>> Start Material

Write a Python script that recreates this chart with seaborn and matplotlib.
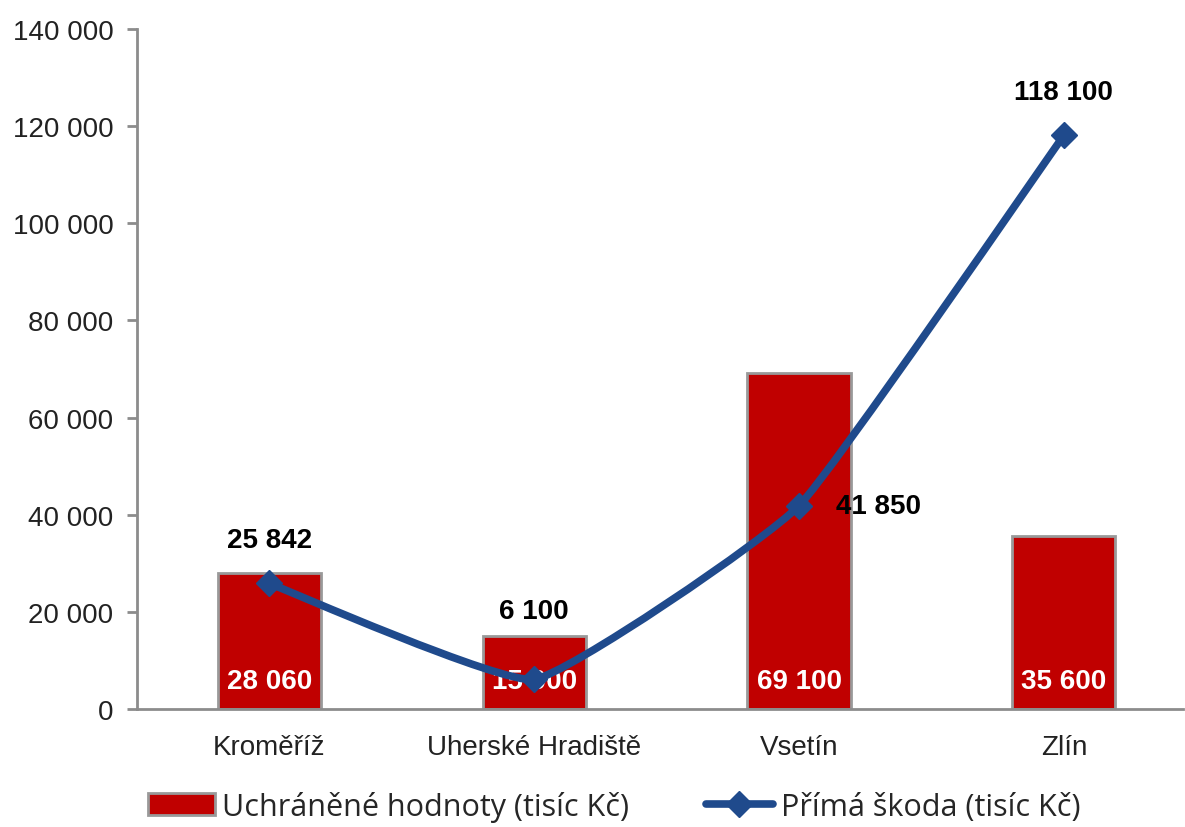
import numpy as np
import pandas as pd
import matplotlib
matplotlib.use("Agg")
import matplotlib.pyplot as plt
from matplotlib.path import Path
from matplotlib.patches import PathPatch, Patch
from matplotlib.lines import Line2D
import seaborn as sns

okresy = ["Kroměříž", "Uherské Hradiště", "Vsetín", "Zlín"]
uchranene = [28060, 15000, 69100, 35600]
skoda = [25842, 6100, 41850, 118100]

bar_name = "Uchráněné hodnoty (tisíc Kč)"
line_name = "Přímá škoda (tisíc Kč)"

sns.set_theme(style="white")
plt.rcParams["font.family"] = ["Liberation Sans", "DejaVu Sans"]

red = "#C00000"
blue = "#1F4A8C"
grey = "#8C8C8C"

def fmt(v):
    return f"{v:,}".replace(",", " ")

df = pd.DataFrame({"okres": okresy, "hodnota": uchranene})

fig = plt.figure(figsize=(11.85, 8.28), dpi=100)
ax = fig.add_axes([137 / 1185, 1 - 710 / 828, (1183 - 137) / 1185, (710 - 30) / 828])

sns.barplot(data=df, x="okres", y="hodnota", color=red, width=0.39,
            edgecolor="#999999", linewidth=2, saturation=1, ax=ax)

# lightly smoothed line (bezier through the points)
xs = np.arange(len(skoda), dtype=float)
ys = np.array(skoda, dtype=float)
P = np.column_stack([xs, ys])
verts = [P[0]]
codes = [Path.MOVETO]
k = 16
for i in range(len(P) - 1):
    p0 = P[i - 1] if i > 0 else P[i]
    p3 = P[i + 2] if i + 2 < len(P) else P[i + 1]
    c1 = P[i] + (P[i + 1] - p0) / k
    c2 = P[i + 1] - (p3 - P[i]) / k
    verts += [c1, c2, P[i + 1]]
    codes += [Path.CURVE4] * 3
ax.add_patch(PathPatch(Path(verts, codes), facecolor="none", edgecolor=blue,
                       lw=5.5, capstyle="round", joinstyle="round", zorder=4))
ax.plot(xs, ys, ls="none", marker="D", ms=13, color=blue, zorder=5)

# labels inside bars
for i, v in enumerate(uchranene):
    ax.text(i, 5800, fmt(v), ha="center", va="center", color="white",
            fontsize=20, fontweight="bold", zorder=3)

# labels of the line
offsets = [(0, 8900, "center"), (0, 14000, "center"), (0.14, 0, "left"), (0, 9000, "center")]
for i, v in enumerate(skoda):
    dx, dy, ha = offsets[i]
    ax.text(i + dx, v + dy, fmt(v), ha=ha, va="center", color="black",
            fontsize=20, fontweight="bold", zorder=6)

ax.set_xlim(-0.5, 3.45)
ax.set_ylim(0, 140000)
ax.set_yticks(np.arange(0, 140001, 20000))
ax.set_yticklabels([fmt(t) for t in range(0, 140001, 20000)], fontsize=20, color="#222222")
ax.set_xticks(range(len(okresy)))
ax.set_xticklabels(okresy, fontsize=20, color="#222222")
ax.set_xticks([-0.5, 0.5, 1.5, 2.5], minor=True)
ax.tick_params(axis="x", which="major", length=0, pad=18)
ax.tick_params(axis="x", which="minor", length=8, width=2, color=grey, direction="out")
ax.tick_params(axis="y", length=7, width=2, color=grey, direction="out", pad=10, left=True)
ax.set_xlabel("")
ax.set_ylabel("")
for s in ["top", "right"]:
    ax.spines[s].set_visible(False)
for s in ["left", "bottom"]:
    ax.spines[s].set_color(grey)
    ax.spines[s].set_linewidth(2)

handles = [Patch(facecolor=red, edgecolor="#999999", linewidth=2, label=bar_name),
           Line2D([0], [0], color=blue, lw=5.5, marker="D", ms=13, label=line_name)]
fig.legend(handles=handles, loc="center", bbox_to_anchor=(0.518, 0.025), ncol=2,
           frameon=False, prop={"family": ["Open Sans", "DejaVu Sans"], "size": 22},
           handlelength=2.2, handletextpad=0.25, columnspacing=2.5)

fig.savefig("out.png", dpi=100)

>> End Material

▶ _Problem requirements_: All lines that include "seaborn" are to be gathered and copied.

▶ _Solution to this problem_:
Write a Python script that recreates this chart with seaborn and matplotlib.
import seaborn as sns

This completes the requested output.